■ Task brief: Write the lines out again, from the top of the material to the line containing "689, 729, 771, 800]", pictures excluded.
Begin Raw data
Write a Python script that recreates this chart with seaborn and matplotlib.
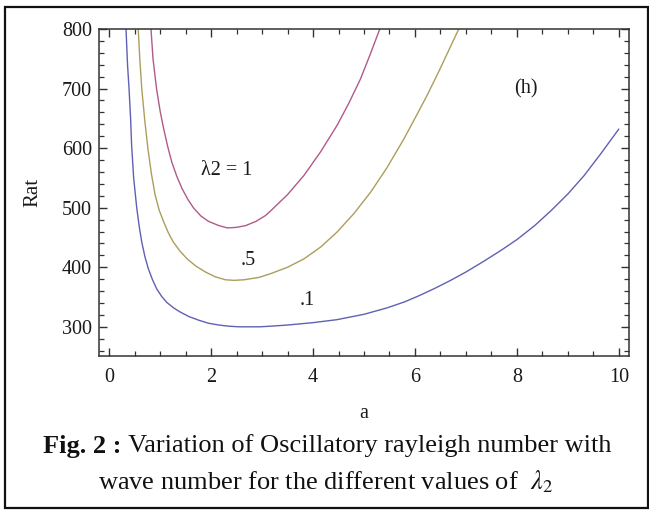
import matplotlib
matplotlib.use("Agg")
import matplotlib.pyplot as plt
import seaborn as sns
import pandas as pd
from matplotlib.ticker import MultipleLocator
from matplotlib.patches import Rectangle

# Data
a_01 = [0.33, 0.36, 0.39, 0.42, 0.44, 0.48, 0.54, 0.59, 0.64, 0.70, 0.77, 0.85, 0.93, 1.03, 1.13, 1.26,
        1.39, 1.57, 1.76, 1.95, 2.15, 2.35, 2.55, 2.75, 2.95, 3.16, 3.5, 4.0, 4.47, 5.0, 5.46, 5.8, 6.1,
        6.4, 6.70, 7.0, 7.35, 7.7, 8.01, 8.35, 8.67, 9.0, 9.32, 9.65, 10.0]
rat_01 = [800, 740, 699, 650, 605, 550, 500, 468, 442, 418, 397, 379, 364, 351, 341, 332,
          325, 317, 311, 306, 303, 301, 300, 300, 300, 301, 303, 307, 312, 321, 332, 342, 353,
          365, 378, 392, 410, 429, 447, 470, 495, 523, 554, 591, 632]

a_05 = [0.57, 0.60, 0.64, 0.70, 0.76, 0.83, 0.90, 0.98, 1.07, 1.16, 1.26, 1.39, 1.53, 1.70, 1.89,
        2.08, 2.28, 2.45, 2.65, 2.94, 3.16, 3.5, 3.82, 4.15, 4.47, 4.8, 5.13, 5.45, 5.78, 6.0,
        6.24, 6.47, 6.70, 6.86]
rat_05 = [800, 750, 699, 645, 599, 556, 522, 496, 476, 458, 442, 427, 414, 402, 392,
          384, 379, 378, 379, 383, 389, 400, 414, 434, 459, 490, 526, 567, 615, 650,
          689, 729, 771, 800]

a_1 = [0.82, 0.86, 0.93, 1.0, 1.07, 1.15, 1.23, 1.33, 1.43, 1.55, 1.66, 1.80, 1.95, 2.15, 2.32,
       2.5, 2.68, 2.88, 3.07, 3.16, 3.5, 3.82, 4.15, 4.47, 4.7, 4.93, 5.12, 5.31]
rat_1 = [800, 750, 699, 662, 632, 602, 576, 552, 532, 513, 499, 486, 477, 470, 466,
         467, 470, 477, 487, 494, 522, 554, 594, 638, 675, 716, 757, 800]

labels = ["λ2 = 1", ".5", ".1"]
label_pos = [(2.3, 562), (2.73, 411), (3.89, 344)]
x_ticks = [0, 2, 4, 6, 8, 10]
y_ticks = [300, 400, 500, 600, 700, 800]

df = pd.concat([
    pd.DataFrame({"a": a_01, "Rat": rat_01, "lam": "0.1"}),
    pd.DataFrame({"a": a_05, "Rat": rat_05, "lam": "0.5"}),
    pd.DataFrame({"a": a_1, "Rat": rat_1, "lam": "1"}),
], ignore_index=True)

sns.set_style("ticks")
plt.rcParams["font.family"] = ["Liberation Serif", "DejaVu Serif"]

fig = plt.figure(figsize=(6.49, 5.11), dpi=100)
ax = fig.add_axes([99/649, 1-356/511, 530/649, 327/511])

palette = {"0.1": "#6060b4", "0.5": "#ab9e5c", "1": "#b05a88"}
sns.lineplot(data=df, x="a", y="Rat", hue="lam", palette=palette, sort=False,
             estimator=None, linewidth=1.0, legend=False, ax=ax)

ax.set_xlim(-0.2, 10.2)
ax.set_ylim(251, 800)
ax.set_xticks(x_ticks)
ax.set_yticks(y_ticks)
ax.xaxis.set_minor_locator(MultipleLocator(0.5))
ax.yaxis.set_minor_locator(MultipleLocator(20))
ax.tick_params(which="both", direction="in", top=True, right=True, colors="#333333",
               labelcolor="#1a1a1a", labelsize=14.5)
ax.tick_params(axis="x", which="major", pad=9)
ax.tick_params(axis="y", which="major", pad=5)
ax.tick_params(which="major", length=6, width=1)
ax.tick_params(which="minor", length=3.5, width=0.9)
for s in ax.spines.values():
    s.set_color("#333333")
    s.set_linewidth(1.1)
ax.set_xlabel("a", fontsize=14.5, color="#1a1a1a", labelpad=12)
ax.set_ylabel("Rat", fontsize=15, color="#1a1a1a", labelpad=14)

for txt, (x, y) in zip(labels, label_pos):
    ax.text(x, y, txt, fontsize=14.5, ha="center", va="center", color="#1a1a1a")
ax.text(8.17, 699, "(h)", fontsize=14.5, ha="center", va="center", color="#1a1a1a")

# Caption
cap_fs = 19
cap_y1 = 1-446/511
cap_y2 = 1-482/511
t1 = fig.text(0, cap_y1, "Fig. 2 :", fontsize=cap_fs, fontweight="bold", ha="left",
              va="center", color="#111111")
t2 = fig.text(0, cap_y1, " Variation of Oscillatory rayleigh number with", fontsize=cap_fs,
              ha="left", va="center", color="#111111")
fig.canvas.draw()
r = fig.canvas.get_renderer()
w1 = t1.get_window_extent(r).width
w2 = t2.get_window_extent(r).width
start = 327 - (w1 + w2) / 2
t1.set_x(start / 649)
t2.set_x((start + w1) / 649)
fig.text(326/649, cap_y2, r"wave number for the different values of  $\lambda_{2}$", fontsize=cap_fs,
         ha="center", va="center", color="#111111", math_fontfamily="stix")

# Outer frame
fig.patches.append(Rectangle((5/649, 1-508/511), 643/649, 501/511, transform=fig.transFigure,
                             fill=False, edgecolor="#111111", linewidth=1.6))

fig.savefig("out.png", dpi=100)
End Raw data
■ Output for this exercise:
Write a Python script that recreates this chart with seaborn and matplotlib.
import matplotlib
matplotlib.use("Agg")
import matplotlib.pyplot as plt
import seaborn as sns
import pandas as pd
from matplotlib.ticker import MultipleLocator
from matplotlib.patches import Rectangle

# Data
a_01 = [0.33, 0.36, 0.39, 0.42, 0.44, 0.48, 0.54, 0.59, 0.64, 0.70, 0.77, 0.85, 0.93, 1.03, 1.13, 1.26,
        1.39, 1.57, 1.76, 1.95, 2.15, 2.35, 2.55, 2.75, 2.95, 3.16, 3.5, 4.0, 4.47, 5.0, 5.46, 5.8, 6.1,
        6.4, 6.70, 7.0, 7.35, 7.7, 8.01, 8.35, 8.67, 9.0, 9.32, 9.65, 10.0]
rat_01 = [800, 740, 699, 650, 605, 550, 500, 468, 442, 418, 397, 379, 364, 351, 341, 332,
          325, 317, 311, 306, 303, 301, 300, 300, 300, 301, 303, 307, 312, 321, 332, 342, 353,
          365, 378, 392, 410, 429, 447, 470, 495, 523, 554, 591, 632]

a_05 = [0.57, 0.60, 0.64, 0.70, 0.76, 0.83, 0.90, 0.98, 1.07, 1.16, 1.26, 1.39, 1.53, 1.70, 1.89,
        2.08, 2.28, 2.45, 2.65, 2.94, 3.16, 3.5, 3.82, 4.15, 4.47, 4.8, 5.13, 5.45, 5.78, 6.0,
        6.24, 6.47, 6.70, 6.86]
rat_05 = [800, 750, 699, 645, 599, 556, 522, 496, 476, 458, 442, 427, 414, 402, 392,
          384, 379, 378, 379, 383, 389, 400, 414, 434, 459, 490, 526, 567, 615, 650,
          689, 729, 771, 800]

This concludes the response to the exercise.